The IBM report, though, puts much of the onus for easing poverty on the City of Rochester. Each of the report's 13 recommendations names the party that should take responsibility for it, and in most of the cases, that party is the city government, which could be taken as an invitation for the county, the private sector, and others to wash their hands of the problem.

But Brock says that may be because the IBM effort was a city initiative. Partnerships with other governments and the private sector are critical, he says, and an important part of the Anti-Poverty Initiative's work. Representatives of the state, Monroe County, and the city are on the Initiative's steering committee.

Brock questioned IBM's finding that of the 96.5 percent of people who are able to get out of poverty, 30 percent fall back within three years and 50 percent within five years. That can't be true in Rochester, he says, where poverty numbers are rising; the numbers don't add up.

"That certainly can't be the case locally, but I don't even think that's the case nationally," he says. "I think the graph was a misinterpretation."
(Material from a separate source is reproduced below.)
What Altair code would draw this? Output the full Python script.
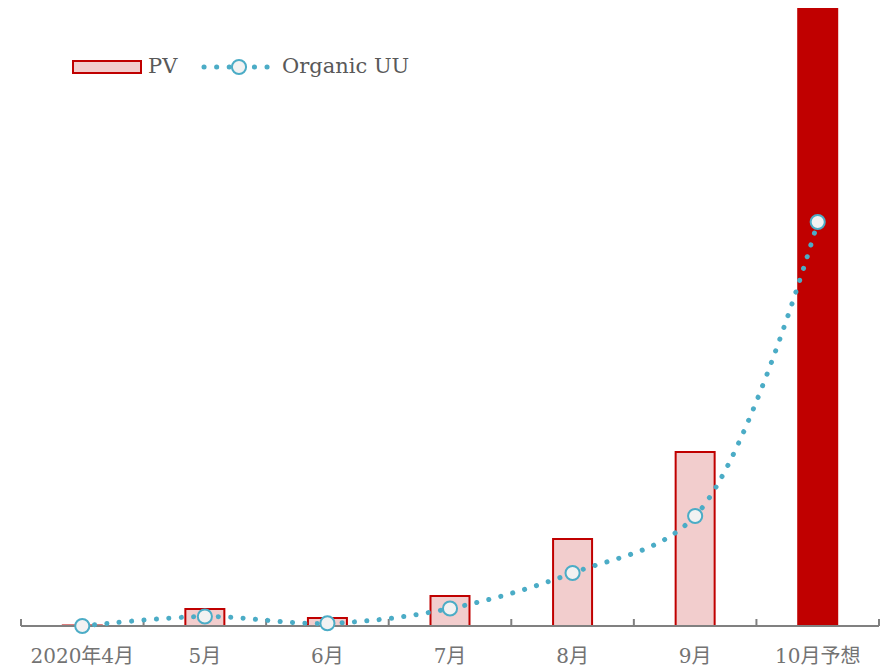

It is true, though, Brock says, that if you take the long view, you see that it's the same families bouncing over and under the poverty line. Year to year it changes, he says, but long term, it's the same people.
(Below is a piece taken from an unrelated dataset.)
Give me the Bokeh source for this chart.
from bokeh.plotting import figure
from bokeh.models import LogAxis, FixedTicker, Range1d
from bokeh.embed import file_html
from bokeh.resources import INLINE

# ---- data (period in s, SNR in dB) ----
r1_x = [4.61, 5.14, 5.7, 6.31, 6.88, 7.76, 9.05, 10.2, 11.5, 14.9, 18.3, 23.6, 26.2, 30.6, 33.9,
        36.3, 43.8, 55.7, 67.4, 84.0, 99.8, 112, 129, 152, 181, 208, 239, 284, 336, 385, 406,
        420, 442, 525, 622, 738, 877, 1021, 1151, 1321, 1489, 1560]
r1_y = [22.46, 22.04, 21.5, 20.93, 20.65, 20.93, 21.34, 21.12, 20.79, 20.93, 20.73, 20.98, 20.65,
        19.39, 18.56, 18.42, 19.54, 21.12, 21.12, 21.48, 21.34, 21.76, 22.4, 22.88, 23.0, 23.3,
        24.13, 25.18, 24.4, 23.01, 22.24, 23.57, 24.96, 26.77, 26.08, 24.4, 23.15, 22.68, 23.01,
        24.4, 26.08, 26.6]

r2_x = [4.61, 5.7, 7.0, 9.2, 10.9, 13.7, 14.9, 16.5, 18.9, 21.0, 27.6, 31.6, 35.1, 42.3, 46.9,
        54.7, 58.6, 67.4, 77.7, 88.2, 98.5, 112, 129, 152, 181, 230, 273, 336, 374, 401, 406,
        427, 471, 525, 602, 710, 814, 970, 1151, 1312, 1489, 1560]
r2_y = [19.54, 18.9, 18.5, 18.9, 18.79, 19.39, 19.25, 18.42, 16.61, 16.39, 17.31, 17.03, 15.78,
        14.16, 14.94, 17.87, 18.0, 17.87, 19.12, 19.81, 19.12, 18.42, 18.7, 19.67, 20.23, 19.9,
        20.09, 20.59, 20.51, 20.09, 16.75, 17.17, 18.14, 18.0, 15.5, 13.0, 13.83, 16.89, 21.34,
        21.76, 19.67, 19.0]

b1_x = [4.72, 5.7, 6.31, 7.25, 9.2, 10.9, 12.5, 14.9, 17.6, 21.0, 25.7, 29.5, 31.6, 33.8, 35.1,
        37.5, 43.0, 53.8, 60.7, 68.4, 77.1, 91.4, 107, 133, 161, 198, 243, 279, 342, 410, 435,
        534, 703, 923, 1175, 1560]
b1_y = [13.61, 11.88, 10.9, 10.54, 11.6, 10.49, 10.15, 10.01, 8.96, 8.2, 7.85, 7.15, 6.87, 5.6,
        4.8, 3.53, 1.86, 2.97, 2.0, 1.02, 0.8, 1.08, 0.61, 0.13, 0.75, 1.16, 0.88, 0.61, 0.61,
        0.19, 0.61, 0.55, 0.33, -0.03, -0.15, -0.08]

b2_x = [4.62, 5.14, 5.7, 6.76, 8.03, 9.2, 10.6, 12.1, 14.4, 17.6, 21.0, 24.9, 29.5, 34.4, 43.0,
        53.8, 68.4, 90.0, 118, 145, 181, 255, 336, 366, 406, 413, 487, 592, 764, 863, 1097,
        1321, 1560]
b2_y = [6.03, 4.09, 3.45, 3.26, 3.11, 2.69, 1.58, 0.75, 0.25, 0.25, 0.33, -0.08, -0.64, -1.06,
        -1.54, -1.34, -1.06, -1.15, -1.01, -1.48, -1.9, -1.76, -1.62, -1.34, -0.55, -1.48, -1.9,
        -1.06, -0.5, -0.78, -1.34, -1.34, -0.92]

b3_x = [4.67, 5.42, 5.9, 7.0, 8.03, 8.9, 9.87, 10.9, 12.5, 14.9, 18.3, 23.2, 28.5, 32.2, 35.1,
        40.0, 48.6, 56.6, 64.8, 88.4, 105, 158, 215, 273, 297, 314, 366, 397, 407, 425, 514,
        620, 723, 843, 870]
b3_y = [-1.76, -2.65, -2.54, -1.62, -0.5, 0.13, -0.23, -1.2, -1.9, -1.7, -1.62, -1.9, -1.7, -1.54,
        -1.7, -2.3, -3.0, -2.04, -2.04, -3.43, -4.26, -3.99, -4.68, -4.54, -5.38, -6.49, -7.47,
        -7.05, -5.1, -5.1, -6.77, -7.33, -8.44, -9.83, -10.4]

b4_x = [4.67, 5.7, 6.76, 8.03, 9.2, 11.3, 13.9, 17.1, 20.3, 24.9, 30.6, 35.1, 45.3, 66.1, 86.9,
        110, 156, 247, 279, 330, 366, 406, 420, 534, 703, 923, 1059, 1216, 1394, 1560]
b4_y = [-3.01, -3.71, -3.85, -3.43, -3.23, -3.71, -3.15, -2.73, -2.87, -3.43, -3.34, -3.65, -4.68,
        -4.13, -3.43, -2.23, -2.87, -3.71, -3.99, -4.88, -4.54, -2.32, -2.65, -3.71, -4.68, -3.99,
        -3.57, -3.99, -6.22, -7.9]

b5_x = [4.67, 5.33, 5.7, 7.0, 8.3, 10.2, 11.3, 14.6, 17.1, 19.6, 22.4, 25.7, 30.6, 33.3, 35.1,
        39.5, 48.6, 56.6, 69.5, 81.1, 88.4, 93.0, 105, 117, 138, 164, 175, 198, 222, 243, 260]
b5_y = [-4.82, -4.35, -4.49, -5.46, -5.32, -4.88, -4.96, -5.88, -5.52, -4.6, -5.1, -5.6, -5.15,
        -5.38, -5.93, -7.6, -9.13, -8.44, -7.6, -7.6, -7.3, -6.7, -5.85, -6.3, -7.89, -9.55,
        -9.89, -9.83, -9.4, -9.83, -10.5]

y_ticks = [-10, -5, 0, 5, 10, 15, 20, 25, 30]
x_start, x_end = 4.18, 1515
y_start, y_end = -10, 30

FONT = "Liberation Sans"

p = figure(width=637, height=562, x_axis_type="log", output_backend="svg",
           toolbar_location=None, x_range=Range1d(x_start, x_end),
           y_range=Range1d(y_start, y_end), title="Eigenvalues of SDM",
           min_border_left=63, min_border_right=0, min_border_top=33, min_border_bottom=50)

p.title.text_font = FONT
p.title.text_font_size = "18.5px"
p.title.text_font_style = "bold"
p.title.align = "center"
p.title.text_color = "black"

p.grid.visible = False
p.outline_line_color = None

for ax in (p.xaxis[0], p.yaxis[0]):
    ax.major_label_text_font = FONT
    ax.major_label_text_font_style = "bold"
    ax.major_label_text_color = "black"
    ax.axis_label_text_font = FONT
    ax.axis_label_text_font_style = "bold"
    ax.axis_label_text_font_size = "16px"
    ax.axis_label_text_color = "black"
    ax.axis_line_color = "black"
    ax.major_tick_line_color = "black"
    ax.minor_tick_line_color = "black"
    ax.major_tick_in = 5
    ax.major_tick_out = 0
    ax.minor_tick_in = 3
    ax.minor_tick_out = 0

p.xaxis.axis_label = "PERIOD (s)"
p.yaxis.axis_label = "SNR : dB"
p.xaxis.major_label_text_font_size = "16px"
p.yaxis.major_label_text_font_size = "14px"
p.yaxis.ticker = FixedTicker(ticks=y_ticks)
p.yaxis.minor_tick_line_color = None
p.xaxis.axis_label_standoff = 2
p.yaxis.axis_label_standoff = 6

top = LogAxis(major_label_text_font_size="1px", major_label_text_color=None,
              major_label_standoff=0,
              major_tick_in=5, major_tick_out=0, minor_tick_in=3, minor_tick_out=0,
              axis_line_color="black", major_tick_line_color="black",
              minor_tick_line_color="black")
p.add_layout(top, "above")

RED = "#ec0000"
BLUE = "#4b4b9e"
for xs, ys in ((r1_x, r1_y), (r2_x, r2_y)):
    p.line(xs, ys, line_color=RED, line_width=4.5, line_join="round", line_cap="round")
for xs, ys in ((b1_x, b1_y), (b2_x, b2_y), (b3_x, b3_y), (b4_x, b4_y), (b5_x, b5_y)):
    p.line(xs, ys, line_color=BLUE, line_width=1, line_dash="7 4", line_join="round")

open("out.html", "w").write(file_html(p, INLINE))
The IBM report, which is dense and heavy with jargon, also makes it sound like the Anti-Poverty Initiative has been around for a while and is somehow falling short, necessitating additional efforts. Neither is true, Brock says.

"We're not a direct service provider," he says. "And more importantly, we're new."

Overall, Brock says, IBM did a good job and the report will be a valuable tool for the Anti-Poverty Initiative.

"I think they did a really good job listening to the concerns of the neighborhood residents as well as the institutional partners that provide services within those neighborhoods," he says.

Report recommendations

The 64-page IBM report attaches short, medium, and long-term actions to each of its 13 recommendations. Specific costs are not included. Instead, the report gives an idea of the range of the estimated cost, from low to high.

The city must do a better job, the report says, of coordinating and integrating services to people in need, so that they don't have to seek out services at multiple places, which can lead to gaps in service or overlapping services. And the effectiveness of services should be based on real results and not, for example, on how many people a particular program serves, the report says.

Eligibility criteria should be standardized, the report says, to make it easier for people to apply for and receive services. Right now, people must apply to different agencies with different criteria.

Too many city residents pay too much of their income in rent, and the city should review rent rates, the reports says, and implement "a combination of realistic rent options and supported home-ownership schemes."

Other recommendations deal with engaging neighborhood leadership in poverty-reduction efforts; reaching out to people in poverty instead of waiting for them to engage the system; and developing a complete profile of each person served by programs to better monitor their needs and track results.